Posted by fishfighter
RIP
Member since Apr 2008
40026 posts
Posted on 3/6/17 at 4:48 pm to
Been working on a new saw mill shed. Got the building for free, but had to move it. It is 16'x14'. Should of just built a new building, but things are facing up. Nothing was squared. I did manage to pull things together. The people I got it from only blocked it in the corners. The floor joist are only 2x6's. Of course it sag in the center about 3/4".

So, to combat that, I had sawed up some 6"x6"x 17' beams. Three of them ad set them under. The building was covered in 4'x8' Hardieplank. Well, that is fine, but this is going to be a storage building for a saw mill.

So, what I did was throw a couple oak logs on the mill. I sawed up some live edge beveled siding. The boards are anywhere from 12" wide to as much as 20". They are tapered from 1/8" to 3/4".



Once installed. this is what it looks like.



That door way is 6' wide that I will be building barn doors that will slide on tracks. There will be a addition coming from it that will be 16'x 30' open pavilion.

Oh, for those that will be needing firewood for next winter, let me know or I will be pushing some nice oak into a burn pile.
This post was edited on 3/6/17 at 4:52 pm
Posted by ChandlerB03
Natchez, MS
Member since Nov 2015
1790 posts
Posted on 3/6/17 at 4:59 pm to
Fish are you the poster on here that has a portable sawmill? If so can you give me some recs, I'm looking into purchasing one
Posted by fishfighter
RIP
Member since Apr 2008
40026 posts
Posted on 3/6/17 at 6:44 pm to
quote:

Fish are you the poster on here that has a portable sawmill? If so can you give me some recs, I'm looking into purchasing one


Yes mine is, but I built a trailer for it.

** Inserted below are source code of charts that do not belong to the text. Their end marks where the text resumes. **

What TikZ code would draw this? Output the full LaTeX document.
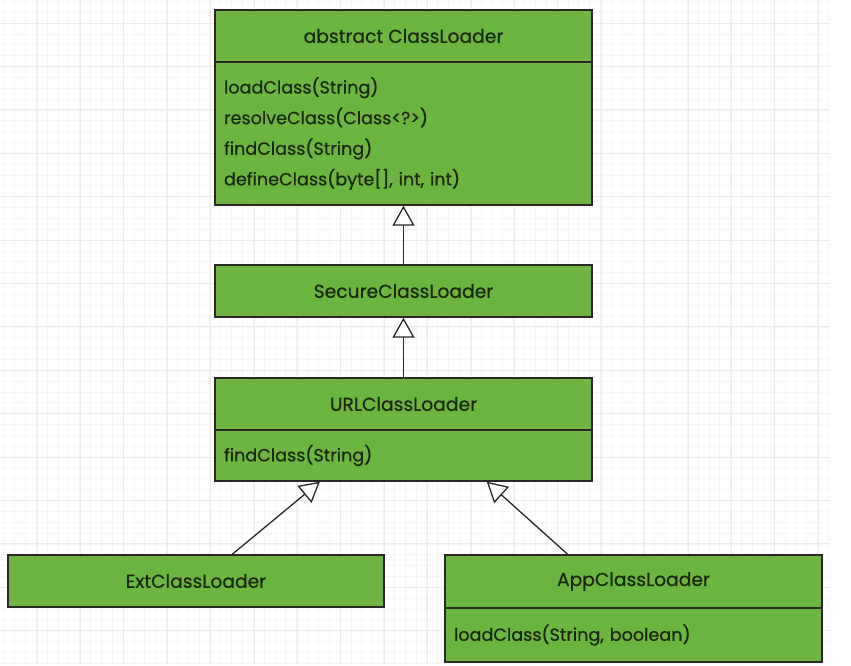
\documentclass[tikz,border=0pt]{standalone}
\usepackage{fontspec}
\setmainfont{Poppins}[FakeBold=0.6]
\usetikzlibrary{arrows.meta,calc}
\definecolor{umlgreen}{RGB}{110,180,64}
\definecolor{umledge}{RGB}{40,40,40}
\definecolor{umltext}{RGB}{25,40,15}
\definecolor{gridmajor}{RGB}{236,236,239}
\definecolor{gridminor}{RGB}{246,246,248}
\tikzset{
  classtitle/.style={draw=umledge, line width=1.4pt, fill=umlgreen, rectangle,
    minimum width=377pt, minimum height=52pt, inner sep=0pt, text=umltext,
    font=\fontsize{18.7}{21}\selectfont},
  classbody/.style={draw=umledge, line width=1.4pt, fill=umlgreen, rectangle,
    minimum width=377pt, inner sep=0pt, text=umltext, align=left,
    text width=359pt, font=\fontsize{17.6}{30.6}\selectfont},
  inherit/.style={draw=umledge, line width=1.3pt,
    -{Triangle[open, length=20pt, width=22pt, line width=1.3pt, fill=white]}}
}
\begin{document}
\begin{tikzpicture}[x=1pt,y=-1pt]
\useasboundingbox (0,0) rectangle (851,665);
\fill[white] (0,0) rectangle (851,665);
% grid
\foreach \i in {0,...,76} {
  \draw[gridminor, line width=0.6pt] ({3.6+\i*10.85},0) -- ({3.6+\i*10.85},665);
}
\foreach \j in {0,...,61} {
  \draw[gridminor, line width=0.6pt] (0,{1.3+\j*10.85}) -- (830,{1.3+\j*10.85});
}
\foreach \i in {0,...,18} {
  \draw[gridmajor, line width=1pt] ({37+\i*43.4},0) -- ({37+\i*43.4},665);
}
\foreach \j in {0,...,15} {
  \draw[gridmajor, line width=1pt] (0,{23+\j*43.4}) -- (830,{23+\j*43.4});
}
% classes
\node[classtitle] (clt) at (403.5,36) {abstract ClassLoader};
\node[classbody, minimum height=143pt] (clb) at (403.5,133.5)
  {loadClass(String)\\resolveClass(Class<?>)\\findClass(String)\\defineClass(byte[], int, int)};
\node[classtitle] (scl) at (403.5,291) {SecureClassLoader};
\node[classtitle] (urlt) at (403.5,404) {URLClassLoader};
\node[classbody, minimum height=51pt] (urlb) at (403.5,455.5) {findClass(String)};
\node[classtitle, minimum width=376pt] (ext) at (196,581) {ExtClassLoader};
\node[classtitle, minimum height=53pt] (appt) at (633.5,581.5) {AppClassLoader};
\node[classbody, minimum height=54pt] (appb) at (633.5,635) {loadClass(String, boolean)};
% connectors
\draw[inherit] (scl.north) -- (clb.south);
\draw[inherit] (urlt.north) -- (scl.south);
\draw[inherit] ($(ext.north west)!0.596!(ext.north east)$) -- ($(urlb.south west)!0.279!(urlb.south east)$);
\draw[inherit] ($(appt.north west)!0.326!(appt.north east)$) -- ($(urlb.south west)!0.72!(urlb.south east)$);
\end{tikzpicture}
\end{document}
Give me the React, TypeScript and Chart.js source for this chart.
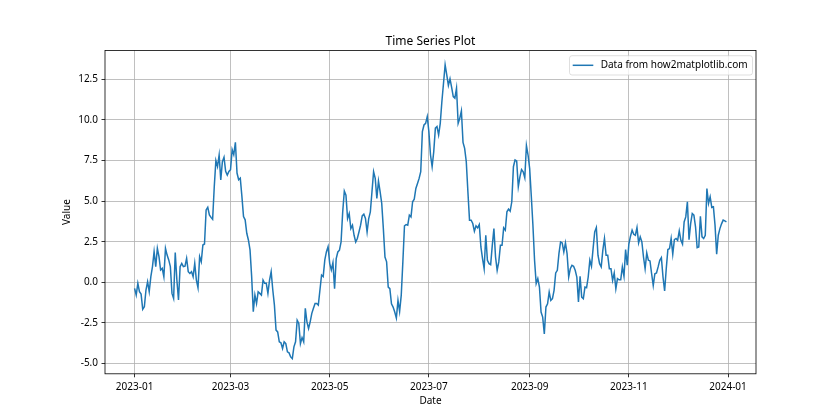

As far as a saw mill, one can spend $2500 to well over 100K. It all depends what you are looking for. My mill, is a Woodland 126 Was full manual, but I did modes to it. Had built a trailer, added some power wheel chair motors to pull the head set. I will be adding a power lift for the head unit. I paid $3500 for my mill new. Manual mills you have to have support equipment like a good size tractor. I have that along with a backhoe to move logs and flip them.

If I were to buy something and milling logs well over 32" and didn't have much support equipment, I would look at Woodmizer mills with full hydraulic systems.

Then again, it all depends what one is looking for and what one is planning on doing.

I saw for myself and what I have is more then enough.
Posted by fishfighter
RIP
Member since Apr 2008
40026 posts
Posted on 3/6/17 at 6:47 pm to
quote:

Those are nice, being just a hobby guy I cant see spending that much on it.


Check Craigslist. They can be had for under $75.